Exercise: Transcribe the material in full. Nothing should differ except that the pictures are left out.
----------
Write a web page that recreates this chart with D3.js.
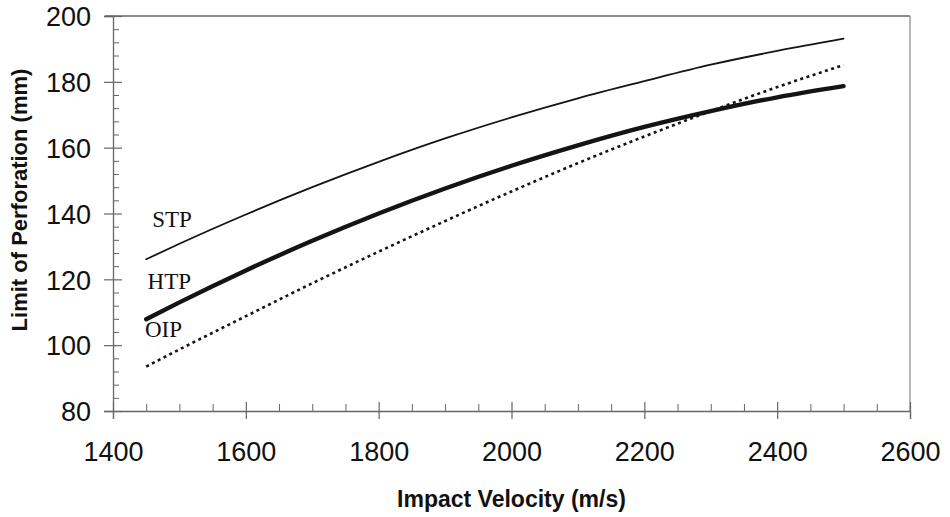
<!DOCTYPE html>
<html>
<head>
<meta charset="utf-8">
<script src="https://cdn.jsdelivr.net/npm/d3@7"></script>
<style>
  html, body { margin: 0; padding: 0; background: #fff; }
  svg { display: block; }
</style>
</head>
<body>
<svg id="chart" width="950" height="517"></svg>
<script>
// ---- Data ----
const velocities = [1450, 1500, 1600, 1700, 1800, 1900, 2000, 2100, 2200, 2300, 2400, 2500];
const stpValues  = [126.1, 130.8, 139.7, 148.0, 155.7, 162.8, 169.2, 175.0, 180.2, 185.2, 189.4, 193.1];
const htpValues  = [107.9, 113.0, 122.7, 131.7, 140.0, 147.6, 154.5, 160.7, 166.3, 171.1, 175.3, 178.7];
const oipValues  = [93.5, 98.7, 108.8, 118.8, 128.4, 137.7, 146.7, 155.3, 163.4, 171.1, 178.4, 185.1];
const seriesNames = ["STP", "HTP", "OIP"];
const xTickValues = [1400, 1600, 1800, 2000, 2200, 2400, 2600];
const yTickValues = [80, 100, 120, 140, 160, 180, 200];
const xMinorTicks = d3.range(1450, 2600, 50).filter(v => v % 200 !== 0);
const yMinorTicks = d3.range(84, 200, 4).filter(v => v % 20 !== 0);
const xTitle = "Impact Velocity (m/s)";
const yTitle = "Limit of Perforation (mm)";

const svg = d3.select("#chart");
const mLeft = 113, mRight = 910, mTop = 16, mBottom = 411;

const x = d3.scaleLinear().domain([1400, 2600]).range([mLeft, mRight]);
const y = d3.scaleLinear().domain([80, 200]).range([mBottom, mTop]);

const axisColor = "#666";

// Frame (top and right)
svg.append("line").attr("x1", mLeft - 8).attr("x2", mRight).attr("y1", y(200)).attr("y2", y(200))
  .attr("stroke", axisColor).attr("stroke-width", 1.3);
svg.append("line").attr("x1", mRight).attr("x2", mRight).attr("y1", y(200)).attr("y2", y(80))
  .attr("stroke", "#888").attr("stroke-width", 1.2);

// X axis
const gx = svg.append("g").attr("transform", `translate(0,${mBottom})`)
  .call(d3.axisBottom(x).tickValues(xTickValues).tickSize(8).tickPadding(0).tickFormat(d3.format("d")));
gx.select(".domain").attr("stroke", axisColor).attr("stroke-width", 1.3);
gx.selectAll(".tick line").attr("y1", -9).attr("stroke", axisColor).attr("stroke-width", 1.2);
gx.selectAll(".tick text").attr("y", 50).attr("dy", 0)
  .attr("font-family", "Liberation Sans, Arial, sans-serif").attr("font-size", 27).attr("fill", "#111");
const gxm = svg.append("g").attr("transform", `translate(0,${mBottom})`)
  .call(d3.axisTop(x).tickValues(xMinorTicks).tickSize(7).tickFormat(""));
gxm.select(".domain").remove();
gxm.selectAll(".tick line").attr("stroke", axisColor).attr("stroke-width", 1);

// Y axis
const gy = svg.append("g").attr("transform", `translate(${mLeft},0)`)
  .call(d3.axisLeft(y).tickValues(yTickValues).tickSize(9).tickPadding(0).tickFormat(d3.format("d")));
gy.select(".domain").attr("stroke", axisColor).attr("stroke-width", 1.3);
gy.selectAll(".tick line").attr("x1", 9).attr("stroke", axisColor).attr("stroke-width", 1.2);
gy.selectAll(".tick text").attr("x", -22).attr("dy", "0.36em")
  .attr("font-family", "Liberation Sans, Arial, sans-serif").attr("font-size", 27).attr("fill", "#111");
const gym = svg.append("g").attr("transform", `translate(${mLeft},0)`)
  .call(d3.axisRight(y).tickValues(yMinorTicks).tickSize(6).tickFormat(""));
gym.select(".domain").remove();
gym.selectAll(".tick line").attr("stroke", axisColor).attr("stroke-width", 1);

// Lines
const line = d3.line().x(d => x(d[0])).y(d => y(d[1])).curve(d3.curveMonotoneX);
const series = [
  { name: seriesNames[0], values: stpValues, width: 1.8, dash: null },
  { name: seriesNames[1], values: htpValues, width: 4.4, dash: null },
  { name: seriesNames[2], values: oipValues, width: 2.6, dash: "3,3.5" }
];
series.forEach(s => {
  svg.append("path")
    .datum(velocities.map((v, i) => [v, s.values[i]]))
    .attr("d", line)
    .attr("fill", "none")
    .attr("stroke", "#141414")
    .attr("stroke-width", s.width)
    .attr("stroke-linecap", s.dash ? "butt" : "round")
    .attr("stroke-dasharray", s.dash);
});

// Series labels
const labelPos = [
  { name: seriesNames[0], v: 1459, val: 135.8 },
  { name: seriesNames[1], v: 1452, val: 117.0 },
  { name: seriesNames[2], v: 1448, val: 102.6 }
];
svg.selectAll(".slabel").data(labelPos).enter().append("text")
  .attr("class", "slabel")
  .attr("x", d => x(d.v)).attr("y", d => y(d.val))
  .attr("font-family", "Liberation Serif, Times New Roman, serif")
  .attr("font-size", 23).attr("fill", "#111")
  .text(d => d.name);

// Axis titles
svg.append("text")
  .attr("x", (mLeft + mRight) / 2).attr("y", 507)
  .attr("text-anchor", "middle")
  .attr("font-family", "Liberation Sans, Arial, sans-serif")
  .attr("font-weight", "bold").attr("font-size", 23).attr("fill", "#111")
  .text(xTitle);
svg.append("text")
  .attr("transform", "translate(27,200) rotate(-90)")
  .attr("text-anchor", "middle")
  .attr("font-family", "Liberation Sans, Arial, sans-serif")
  .attr("font-weight", "bold").attr("font-size", 22).attr("fill", "#111")
  .text(yTitle);
</script>
</body>
</html>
----------
Answer for this exercise:
Write a web page that recreates this chart with D3.js.
<!DOCTYPE html>
<html>
<head>
<meta charset="utf-8">
<script src="https://cdn.jsdelivr.net/npm/d3@7"></script>
<style>
  html, body { margin: 0; padding: 0; background: #fff; }
  svg { display: block; }
</style>
</head>
<body>
<svg id="chart" width="950" height="517"></svg>
<script>
// ---- Data ----
const velocities = [1450, 1500, 1600, 1700, 1800, 1900, 2000, 2100, 2200, 2300, 2400, 2500];
const stpValues  = [126.1, 130.8, 139.7, 148.0, 155.7, 162.8, 169.2, 175.0, 180.2, 185.2, 189.4, 193.1];
const htpValues  = [107.9, 113.0, 122.7, 131.7, 140.0, 147.6, 154.5, 160.7, 166.3, 171.1, 175.3, 178.7];
const oipValues  = [93.5, 98.7, 108.8, 118.8, 128.4, 137.7, 146.7, 155.3, 163.4, 171.1, 178.4, 185.1];
const seriesNames = ["STP", "HTP", "OIP"];
const xTickValues = [1400, 1600, 1800, 2000, 2200, 2400, 2600];
const yTickValues = [80, 100, 120, 140, 160, 180, 200];
const xMinorTicks = d3.range(1450, 2600, 50).filter(v => v % 200 !== 0);
const yMinorTicks = d3.range(84, 200, 4).filter(v => v % 20 !== 0);
const xTitle = "Impact Velocity (m/s)";
const yTitle = "Limit of Perforation (mm)";

const svg = d3.select("#chart");
const mLeft = 113, mRight = 910, mTop = 16, mBottom = 411;

const x = d3.scaleLinear().domain([1400, 2600]).range([mLeft, mRight]);
const y = d3.scaleLinear().domain([80, 200]).range([mBottom, mTop]);

const axisColor = "#666";

// Frame (top and right)
svg.append("line").attr("x1", mLeft - 8).attr("x2", mRight).attr("y1", y(200)).attr("y2", y(200))
  .attr("stroke", axisColor).attr("stroke-width", 1.3);
svg.append("line").attr("x1", mRight).attr("x2", mRight).attr("y1", y(200)).attr("y2", y(80))
  .attr("stroke", "#888").attr("stroke-width", 1.2);

// X axis
const gx = svg.append("g").attr("transform", `translate(0,${mBottom})`)
  .call(d3.axisBottom(x).tickValues(xTickValues).tickSize(8).tickPadding(0).tickFormat(d3.format("d")));
gx.select(".domain").attr("stroke", axisColor).attr("stroke-width", 1.3);
gx.selectAll(".tick line").attr("y1", -9).attr("stroke", axisColor).attr("stroke-width", 1.2);
gx.selectAll(".tick text").attr("y", 50).attr("dy", 0)
  .attr("font-family", "Liberation Sans, Arial, sans-serif").attr("font-size", 27).attr("fill", "#111");
const gxm = svg.append("g").attr("transform", `translate(0,${mBottom})`)
  .call(d3.axisTop(x).tickValues(xMinorTicks).tickSize(7).tickFormat(""));
gxm.select(".domain").remove();
gxm.selectAll(".tick line").attr("stroke", axisColor).attr("stroke-width", 1);

// Y axis
const gy = svg.append("g").attr("transform", `translate(${mLeft},0)`)
  .call(d3.axisLeft(y).tickValues(yTickValues).tickSize(9).tickPadding(0).tickFormat(d3.format("d")));
gy.select(".domain").attr("stroke", axisColor).attr("stroke-width", 1.3);
gy.selectAll(".tick line").attr("x1", 9).attr("stroke", axisColor).attr("stroke-width", 1.2);
gy.selectAll(".tick text").attr("x", -22).attr("dy", "0.36em")
  .attr("font-family", "Liberation Sans, Arial, sans-serif").attr("font-size", 27).attr("fill", "#111");
const gym = svg.append("g").attr("transform", `translate(${mLeft},0)`)
  .call(d3.axisRight(y).tickValues(yMinorTicks).tickSize(6).tickFormat(""));
gym.select(".domain").remove();
gym.selectAll(".tick line").attr("stroke", axisColor).attr("stroke-width", 1);

// Lines
const line = d3.line().x(d => x(d[0])).y(d => y(d[1])).curve(d3.curveMonotoneX);
const series = [
  { name: seriesNames[0], values: stpValues, width: 1.8, dash: null },
  { name: seriesNames[1], values: htpValues, width: 4.4, dash: null },
  { name: seriesNames[2], values: oipValues, width: 2.6, dash: "3,3.5" }
];
series.forEach(s => {
  svg.append("path")
    .datum(velocities.map((v, i) => [v, s.values[i]]))
    .attr("d", line)
    .attr("fill", "none")
    .attr("stroke", "#141414")
    .attr("stroke-width", s.width)
    .attr("stroke-linecap", s.dash ? "butt" : "round")
    .attr("stroke-dasharray", s.dash);
});

// Series labels
const labelPos = [
  { name: seriesNames[0], v: 1459, val: 135.8 },
  { name: seriesNames[1], v: 1452, val: 117.0 },
  { name: seriesNames[2], v: 1448, val: 102.6 }
];
svg.selectAll(".slabel").data(labelPos).enter().append("text")
  .attr("class", "slabel")
  .attr("x", d => x(d.v)).attr("y", d => y(d.val))
  .attr("font-family", "Liberation Serif, Times New Roman, serif")
  .attr("font-size", 23).attr("fill", "#111")
  .text(d => d.name);

// Axis titles
svg.append("text")
  .attr("x", (mLeft + mRight) / 2).attr("y", 507)
  .attr("text-anchor", "middle")
  .attr("font-family", "Liberation Sans, Arial, sans-serif")
  .attr("font-weight", "bold").attr("font-size", 23).attr("fill", "#111")
  .text(xTitle);
svg.append("text")
  .attr("transform", "translate(27,200) rotate(-90)")
  .attr("text-anchor", "middle")
  .attr("font-family", "Liberation Sans, Arial, sans-serif")
  .attr("font-weight", "bold").attr("font-size", 22).attr("fill", "#111")
  .text(yTitle);
</script>
</body>
</html>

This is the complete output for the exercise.